According to anthropologists such as Anthony Oliver-Smith and Susanna M. Hoffman, disasters have pasts, presents, and futures. The past can be interpreted as the hazard itself, the present as the pattern of vulnerability, and the future as the expression of disaster, its treatment, and either deception or the possibility of deception. Oliver-Smith and Hoffman add that, “Whether rapid or slow in onset, disasters and the vulnerability leading to them unfold over time, often considerable amounts of time.” This argument implies that vulnerability sets the stage for disaster.

However, cause and effect do not entirely delimitate the relationship between disaster and vulnerability, for this relationship also happens to be of a circular nature: Preliminary vulnerability eventually determines the magnitude of the subsequent disaster, and the ensuing disaster leads to augmented vulnerability.
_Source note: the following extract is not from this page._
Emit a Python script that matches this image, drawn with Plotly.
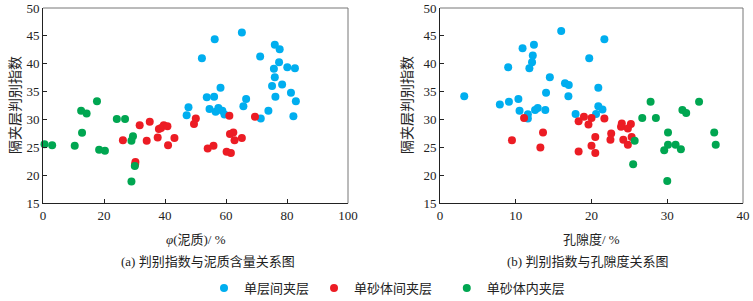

As a result, a subject rendered vulnerable (a subject that can be an entire population) is more likely to seek out a savior who is capable of deception, but who promises a return to normalcy. (Obviously, this savior has multiple possible manifestations: a despot, government, ideology, or religion) There exists, therefore, a constant link between disaster and deception: vulnerability.

Hazards and Disasters

Disaster studies often begin by juxtaposing the words natural and disaster, and then proceed to distinguish natural disasters from non-natural or technological disasters. This approximation is of some value in an analysis of disaster as a concept and as an event because it suggests that in all disasters the initial tendency is to assign blame. The simplistic conclusion would be that natural disasters are the fault of nature, as opposed to non-natural disasters, which would be the fault of humans.

The next step is to classify as natural disasters events such as earthquakes, hurricanes, floods, desertification, pestilence, drought, volcanic eruption, famine, and tsunamis, to name but a few. The problem with this categorization, however, is that it fails to mark a distinction between hazards and disasters.